Grace Cavalieri is the poet laureate for the state of Maryland. Author of 26 books and chapbooks of poetry, the latest are What The Psychic Said (Goss Publishing 2020;) Showboat (Goss Publishing, 2019;), Other Voices, Other Lives (ASP, 2017;) and a Memoir; Life Upon The Wicked Stage (Nerw Academia/Scarity, 2015.) She has had 26 plays produced on American stages. Grace teaches poetry workshops throughout the country at numerous colleges. She produced and hosted “The Poet and the Poem,” weekly, on WPFW-FM (1977-1997) presenting 2,000 poets to the nation.

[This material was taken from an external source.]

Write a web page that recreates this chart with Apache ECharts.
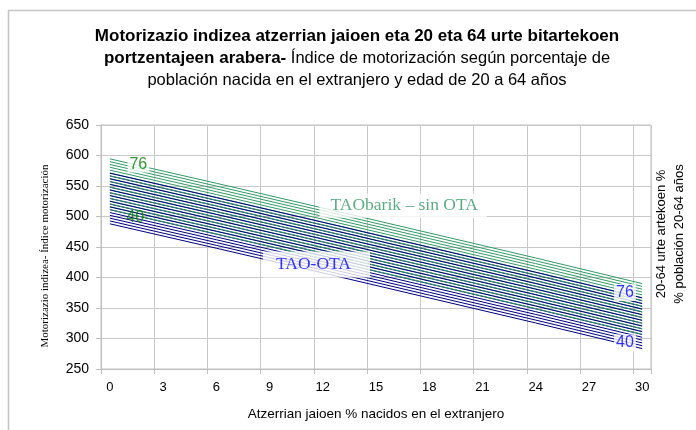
<!DOCTYPE html>
<html><head><meta charset="utf-8">
<script src="https://cdn.jsdelivr.net/npm/echarts@6/dist/echarts.min.js"></script>
<style>html,body{margin:0;padding:0;background:#fff}#c{width:696px;height:430px}</style>
</head><body><div id="c"></div>
<script>
// x categories: % born abroad
const categories = ['0','1','2','3','4','5','6','7','8','9','10','11','12','13','14','15','16','17','18','19','20','21','22','23','24','25','26','27','28','29','30'];
// x positions (category values) where each line's values were read
const pointX = [0, 6, 12, 18, 24, 30];
// % population aged 20-64 for each line
const popLevels = [40,42,44,46,48,50,52,54,56,58,60,62,64,66,68,70,72,74,76];
// TAObarik – sin OTA (green), one row per population level
const greenLines = [
  [511.5, 471.5, 431.0, 390.0, 349.0, 307.0],
  [516.1, 476.1, 435.6, 394.6, 353.6, 311.6],
  [520.7, 480.7, 440.2, 399.2, 358.2, 316.2],
  [525.3, 485.3, 444.8, 403.8, 362.8, 320.8],
  [529.9, 489.9, 449.4, 408.4, 367.4, 325.4],
  [534.6, 494.6, 454.1, 413.1, 372.1, 330.1],
  [539.2, 499.2, 458.7, 417.7, 376.7, 334.7],
  [543.8, 503.8, 463.3, 422.3, 381.3, 339.3],
  [548.4, 508.4, 467.9, 426.9, 385.9, 343.9],
  [553.0, 513.0, 472.5, 431.5, 390.5, 348.5],
  [557.6, 517.6, 477.1, 436.1, 395.1, 353.1],
  [562.2, 522.2, 481.7, 440.7, 399.7, 357.7],
  [566.8, 526.8, 486.3, 445.3, 404.3, 362.3],
  [571.4, 531.4, 490.9, 449.9, 408.9, 366.9],
  [576.0, 536.0, 495.5, 454.5, 413.5, 371.5],
  [580.7, 540.7, 500.2, 459.2, 418.2, 376.2],
  [585.3, 545.3, 504.8, 463.8, 422.8, 380.8],
  [589.9, 549.9, 509.4, 468.4, 427.4, 385.4],
  [594.5, 554.5, 514.0, 473.0, 432.0, 390.0]
];
// TAO-OTA (blue), one row per population level
const blueLines = [
  [488.0, 448.0, 407.5, 366.5, 325.5, 283.5],
  [492.7, 452.7, 412.2, 371.2, 330.2, 288.2],
  [497.3, 457.3, 416.8, 375.8, 334.8, 292.8],
  [501.9, 461.9, 421.4, 380.4, 339.4, 297.4],
  [506.5, 466.5, 426.0, 385.0, 344.0, 302.0],
  [511.1, 471.1, 430.6, 389.6, 348.6, 306.6],
  [515.7, 475.7, 435.2, 394.2, 353.2, 311.2],
  [520.3, 480.3, 439.8, 398.8, 357.8, 315.8],
  [524.9, 484.9, 444.4, 403.4, 362.4, 320.4],
  [529.5, 489.5, 449.0, 408.0, 367.0, 325.0],
  [534.2, 494.2, 453.7, 412.7, 371.7, 329.7],
  [538.8, 498.8, 458.3, 417.3, 376.3, 334.3],
  [543.4, 503.4, 462.9, 421.9, 380.9, 338.9],
  [548.0, 508.0, 467.5, 426.5, 385.5, 343.5],
  [552.6, 512.6, 472.1, 431.1, 390.1, 348.1],
  [557.2, 517.2, 476.7, 435.7, 394.7, 352.7],
  [561.8, 521.8, 481.3, 440.3, 399.3, 357.3],
  [566.4, 526.4, 485.9, 444.9, 403.9, 361.9],
  [571.0, 531.0, 490.5, 449.5, 408.5, 366.5]
];

const GREEN = '#339966', BLUE = '#000080';
const chart = echarts.init(document.getElementById('c'), null, {renderer: 'canvas'});

const lineSeries = [];
popLevels.forEach((p, i) => {
  lineSeries.push({
    name: 'TAO-OTA ' + p, type: 'line', silent: true, showSymbol: false, symbol: 'none',
    z: (i >= 5 && (i - 5) % 2 === 1) ? 3 : 2,
    lineStyle: {color: BLUE, width: 1},
    data: pointX.map((x, j) => [x, blueLines[i][j]])
  });
});
popLevels.forEach((p, i) => {
  lineSeries.push({
    name: 'TAObarik ' + p, type: 'line', silent: true, showSymbol: false, symbol: 'none',
    z: (i % 2 === 0) ? 3 : 2,
    lineStyle: {color: GREEN, width: 1},
    data: pointX.map((x, j) => [x, greenLines[i][j]])
  });
});

const numLabel = (color, bg, offset, pad) => ({
  show: true, position: 'inside', color: color, fontFamily: 'Liberation Sans', fontSize: 16,
  lineHeight: 15, backgroundColor: bg, padding: pad, offset: offset
});

lineSeries.push({
  name: 'labels', type: 'scatter', silent: true, symbolSize: 0, z: 10,
  data: [
    {value: [2, 584.4], label: Object.assign(numLabel('#008000', '#fff', [-7, 0], [0, 2, 0, 2]), {formatter: String(popLevels[popLevels.length - 1])})},
    {value: [1, 498.7], label: Object.assign(numLabel('#008000', 'transparent', [7.6, 0], 0), {formatter: String(popLevels[0])})},
    {value: [29, 375.4], label: Object.assign(numLabel('#0000ff', '#fff', [0.6, 0], [1, 2, 1, 2]), {formatter: String(popLevels[popLevels.length - 1])})},
    {value: [29, 292.9], label: Object.assign(numLabel('#0000ff', '#fff', [0.6, 0], [1, 2, 1, 2]), {formatter: String(popLevels[0])})},
    {value: [17, 517.7], label: {show: true, position: 'inside', formatter: 'TAObarik – sin OTA', color: GREEN,
      fontFamily: 'Liberation Serif', fontSize: 17.5, lineHeight: 18, backgroundColor: '#fff', padding: [3, 9, 3, 11], offset: [-8.3, 0]}},
    {value: [11, 416.4], label: {show: true, position: 'inside', formatter: 'TAO-OTA', color: '#0000ff',
      fontFamily: 'Liberation Serif', fontSize: 17.5, lineHeight: 18, backgroundColor: '#fff', padding: [7, 19, 1, 13], offset: [11.5, -3]}}
  ]
});

chart.setOption({
  animation: false,
  backgroundColor: '#fff',
  title: {
    text: '{b|Motorizazio indizea atzerrian jaioen eta 20 eta 64 urte bitartekoen}\n{b|portzentajeen arabera-}{n| Índice de motorización según porcentaje de}\n{n|población nacida en el extranjero y edad de 20 a 64 años}',
    left: 357, textAlign: 'center', top: 25, padding: 0,
    textStyle: {
      rich: {
        b: {fontFamily: 'Liberation Sans', fontWeight: 'bold', fontSize: 17, lineHeight: 22, color: '#000'},
        n: {fontFamily: 'Liberation Sans', fontWeight: 'normal', fontSize: 16.5, lineHeight: 22, color: '#000'}
      }
    }
  },
  graphic: [
    {type: 'rect', silent: true, z: -10, shape: {x: 8.5, y: 10.5, width: 800, height: 600},
      style: {fill: 'none', stroke: '#c4c4c4', lineWidth: 1.5}},
    {type: 'text', silent: true, x: 670, y: 234, rotation: Math.PI / 2,
      style: {text: '20-64 urte artekoen %\n% población 20-64 años', font: '13px "Liberation Sans"', align: 'center', verticalAlign: 'middle', lineHeight: 18, fill: '#000'}}
  ],
  grid: {left: 101, right: 45, top: 125, bottom: 61, show: true, borderColor: '#c0c0c0', borderWidth: 1, backgroundColor: 'transparent'},
  xAxis: {
    type: 'category', data: categories, boundaryGap: true,
    name: 'Atzerrian jaioen % nacidos en el extranjero', nameLocation: 'middle', nameGap: 38,
    nameTextStyle: {fontFamily: 'Liberation Sans', fontSize: 13.5, color: '#000'},
    axisLine: {show: true, lineStyle: {color: '#bfbfbf'}},
    axisTick: {show: true, interval: 2, length: 5, lineStyle: {color: '#bfbfbf'}},
    axisLabel: {interval: 2, margin: 12, fontFamily: 'Liberation Sans', fontSize: 13, color: '#000'},
    splitLine: {show: true, interval: 2, lineStyle: {color: '#c8c8c8', width: 1}}
  },
  yAxis: {
    type: 'value', min: 250, max: 650, interval: 50,
    name: 'Motorizazio indizea- Índice motorización', nameLocation: 'middle', nameGap: 50,
    nameTextStyle: {fontFamily: 'Liberation Serif', fontSize: 11, color: '#000', padding: [0, 18, 0, 0]},
    axisLine: {show: true, lineStyle: {color: '#bfbfbf'}},
    axisTick: {show: true, length: 5, lineStyle: {color: '#bfbfbf'}},
    axisLabel: {margin: 12, fontFamily: 'Liberation Sans', fontSize: 14, color: '#000'},
    splitLine: {show: true, lineStyle: {color: '#c8c8c8', width: 1}}
  },
  series: lineSeries
});
</script></body></html>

She now presents this series to public radio from the Library of Congress via NPR satellite and Pacifica Radio celebrating 42 years on air in 2019. Grace has received 2013 George Garrett Award, the Pen-Fiction Award, the Allen Ginsberg Poetry Award, The Corporation for Public Broadcasting Silver Medal, and awards from the National Commission on Working Women, the WV Commission on Women, the American Association of University Women, The DC Poet Laureate Award from Dolores Kendrick, the Paterson lifetime Achievement Award, and more. She won a Paterson Excellence Award for What I Would do for Love, and The Bordighera Poetry Prize for Water on the Sun. She received the inaugural Columbia Merit Award for “significant contributions to poetry.” Grace’s career in broadcasting began as founding core staff of WPFW-FM, moving to Associate Director Education/ Children’s programming PBS, in charge of the daytime schedule; then, Program Officer, National Endowment for the Humanities & Head of Children’s Media funding. She founded two poetry presses in Washington DC that are still thriving. She is presently poetry columnist for The Washington Independent Review of Books. Her Papers are in the George Washington University Gelman Library Special Collections. Her teaching career began with establishing writing programs at Antioch College’s east coast campuses, to Asst. Director St. Mary College of Maryland’s Annual Poetry Festival and Workshops (1977-2005,) among others. She writes full-time in Annapolis, Maryland where she had lived with her late husband, sculptor Kenneth Flynn (1930-2013.) They have four grown daughters.